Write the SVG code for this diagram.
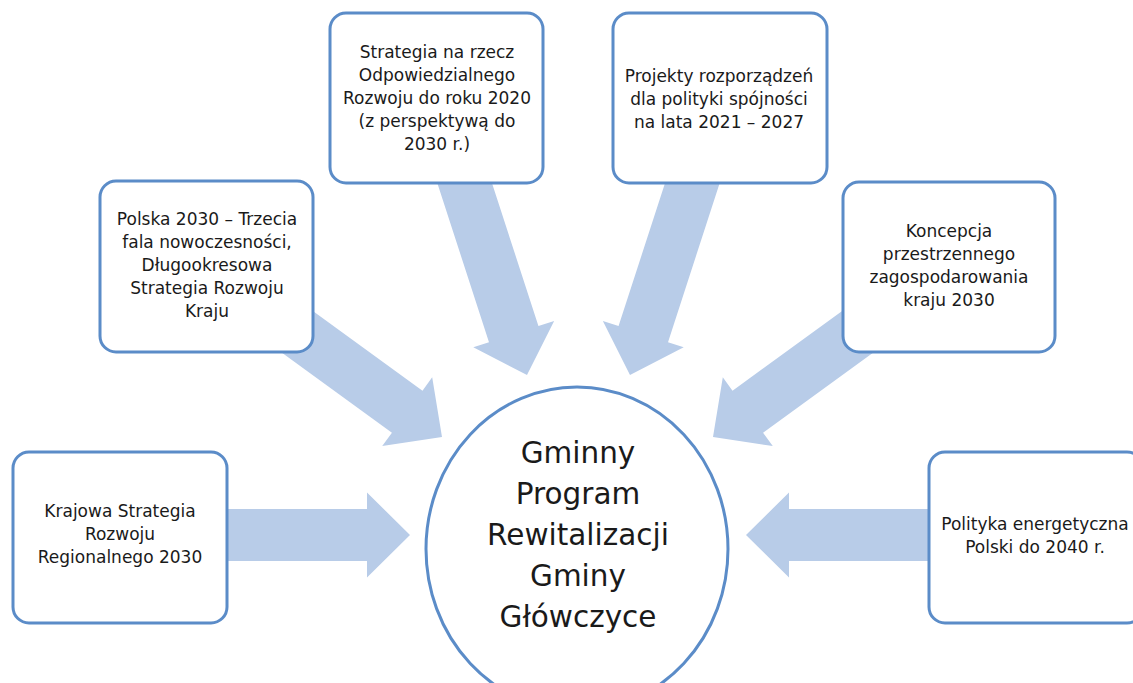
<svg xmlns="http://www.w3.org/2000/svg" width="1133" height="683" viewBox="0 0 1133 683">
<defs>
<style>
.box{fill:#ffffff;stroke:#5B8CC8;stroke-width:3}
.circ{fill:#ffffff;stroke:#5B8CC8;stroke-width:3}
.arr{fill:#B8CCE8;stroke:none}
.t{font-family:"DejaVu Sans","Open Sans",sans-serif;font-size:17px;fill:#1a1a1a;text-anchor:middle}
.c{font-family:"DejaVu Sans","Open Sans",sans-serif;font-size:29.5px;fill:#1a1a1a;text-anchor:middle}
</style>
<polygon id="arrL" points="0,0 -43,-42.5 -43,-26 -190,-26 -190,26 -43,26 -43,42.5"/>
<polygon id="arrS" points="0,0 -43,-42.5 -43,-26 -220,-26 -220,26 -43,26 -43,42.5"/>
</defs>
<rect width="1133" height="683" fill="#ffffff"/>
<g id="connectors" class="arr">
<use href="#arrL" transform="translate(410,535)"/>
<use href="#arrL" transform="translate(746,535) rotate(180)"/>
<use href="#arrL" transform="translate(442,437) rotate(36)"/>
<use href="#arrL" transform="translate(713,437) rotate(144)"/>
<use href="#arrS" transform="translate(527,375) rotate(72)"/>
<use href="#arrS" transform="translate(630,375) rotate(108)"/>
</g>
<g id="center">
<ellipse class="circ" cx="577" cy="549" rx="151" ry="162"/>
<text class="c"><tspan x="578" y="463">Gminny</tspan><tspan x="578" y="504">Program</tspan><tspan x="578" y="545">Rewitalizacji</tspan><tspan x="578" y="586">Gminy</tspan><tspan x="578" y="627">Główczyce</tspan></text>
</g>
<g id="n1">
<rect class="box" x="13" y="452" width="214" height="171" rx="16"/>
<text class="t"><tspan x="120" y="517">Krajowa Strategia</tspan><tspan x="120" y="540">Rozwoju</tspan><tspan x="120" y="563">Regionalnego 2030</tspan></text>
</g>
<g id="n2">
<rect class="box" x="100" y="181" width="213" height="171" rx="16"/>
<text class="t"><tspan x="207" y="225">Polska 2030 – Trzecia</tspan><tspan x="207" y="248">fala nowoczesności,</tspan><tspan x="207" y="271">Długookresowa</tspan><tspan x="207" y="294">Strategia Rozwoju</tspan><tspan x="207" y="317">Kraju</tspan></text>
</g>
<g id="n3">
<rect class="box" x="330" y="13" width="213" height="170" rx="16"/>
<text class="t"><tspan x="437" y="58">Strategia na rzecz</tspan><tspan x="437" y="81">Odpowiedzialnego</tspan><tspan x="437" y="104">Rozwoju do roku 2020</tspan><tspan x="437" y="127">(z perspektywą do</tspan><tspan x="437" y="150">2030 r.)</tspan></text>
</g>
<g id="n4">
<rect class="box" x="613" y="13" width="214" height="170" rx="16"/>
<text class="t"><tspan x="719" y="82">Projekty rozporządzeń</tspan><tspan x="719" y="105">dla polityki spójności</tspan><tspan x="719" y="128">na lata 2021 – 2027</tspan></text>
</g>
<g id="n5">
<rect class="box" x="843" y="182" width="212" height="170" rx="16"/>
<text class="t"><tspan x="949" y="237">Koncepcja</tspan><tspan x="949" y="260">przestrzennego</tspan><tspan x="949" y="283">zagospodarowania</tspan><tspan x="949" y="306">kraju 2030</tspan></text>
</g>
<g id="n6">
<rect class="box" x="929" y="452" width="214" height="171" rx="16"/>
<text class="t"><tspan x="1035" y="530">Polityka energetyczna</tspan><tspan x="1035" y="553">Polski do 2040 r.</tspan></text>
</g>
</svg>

AIM.
Output each line exactly; omit every picture.

SOLUTION TO THIS PROBLEM.
Write the SVG code for this diagram.
<svg xmlns="http://www.w3.org/2000/svg" width="1133" height="683" viewBox="0 0 1133 683">
<defs>
<style>
.box{fill:#ffffff;stroke:#5B8CC8;stroke-width:3}
.circ{fill:#ffffff;stroke:#5B8CC8;stroke-width:3}
.arr{fill:#B8CCE8;stroke:none}
.t{font-family:"DejaVu Sans","Open Sans",sans-serif;font-size:17px;fill:#1a1a1a;text-anchor:middle}
.c{font-family:"DejaVu Sans","Open Sans",sans-serif;font-size:29.5px;fill:#1a1a1a;text-anchor:middle}
</style>
<polygon id="arrL" points="0,0 -43,-42.5 -43,-26 -190,-26 -190,26 -43,26 -43,42.5"/>
<polygon id="arrS" points="0,0 -43,-42.5 -43,-26 -220,-26 -220,26 -43,26 -43,42.5"/>
</defs>
<rect width="1133" height="683" fill="#ffffff"/>
<g id="connectors" class="arr">
<use href="#arrL" transform="translate(410,535)"/>
<use href="#arrL" transform="translate(746,535) rotate(180)"/>
<use href="#arrL" transform="translate(442,437) rotate(36)"/>
<use href="#arrL" transform="translate(713,437) rotate(144)"/>
<use href="#arrS" transform="translate(527,375) rotate(72)"/>
<use href="#arrS" transform="translate(630,375) rotate(108)"/>
</g>
<g id="center">
<ellipse class="circ" cx="577" cy="549" rx="151" ry="162"/>
<text class="c"><tspan x="578" y="463">Gminny</tspan><tspan x="578" y="504">Program</tspan><tspan x="578" y="545">Rewitalizacji</tspan><tspan x="578" y="586">Gminy</tspan><tspan x="578" y="627">Główczyce</tspan></text>
</g>
<g id="n1">
<rect class="box" x="13" y="452" width="214" height="171" rx="16"/>
<text class="t"><tspan x="120" y="517">Krajowa Strategia</tspan><tspan x="120" y="540">Rozwoju</tspan><tspan x="120" y="563">Regionalnego 2030</tspan></text>
</g>
<g id="n2">
<rect class="box" x="100" y="181" width="213" height="171" rx="16"/>
<text class="t"><tspan x="207" y="225">Polska 2030 – Trzecia</tspan><tspan x="207" y="248">fala nowoczesności,</tspan><tspan x="207" y="271">Długookresowa</tspan><tspan x="207" y="294">Strategia Rozwoju</tspan><tspan x="207" y="317">Kraju</tspan></text>
</g>
<g id="n3">
<rect class="box" x="330" y="13" width="213" height="170" rx="16"/>
<text class="t"><tspan x="437" y="58">Strategia na rzecz</tspan><tspan x="437" y="81">Odpowiedzialnego</tspan><tspan x="437" y="104">Rozwoju do roku 2020</tspan><tspan x="437" y="127">(z perspektywą do</tspan><tspan x="437" y="150">2030 r.)</tspan></text>
</g>
<g id="n4">
<rect class="box" x="613" y="13" width="214" height="170" rx="16"/>
<text class="t"><tspan x="719" y="82">Projekty rozporządzeń</tspan><tspan x="719" y="105">dla polityki spójności</tspan><tspan x="719" y="128">na lata 2021 – 2027</tspan></text>
</g>
<g id="n5">
<rect class="box" x="843" y="182" width="212" height="170" rx="16"/>
<text class="t"><tspan x="949" y="237">Koncepcja</tspan><tspan x="949" y="260">przestrzennego</tspan><tspan x="949" y="283">zagospodarowania</tspan><tspan x="949" y="306">kraju 2030</tspan></text>
</g>
<g id="n6">
<rect class="box" x="929" y="452" width="214" height="171" rx="16"/>
<text class="t"><tspan x="1035" y="530">Polityka energetyczna</tspan><tspan x="1035" y="553">Polski do 2040 r.</tspan></text>
</g>
</svg>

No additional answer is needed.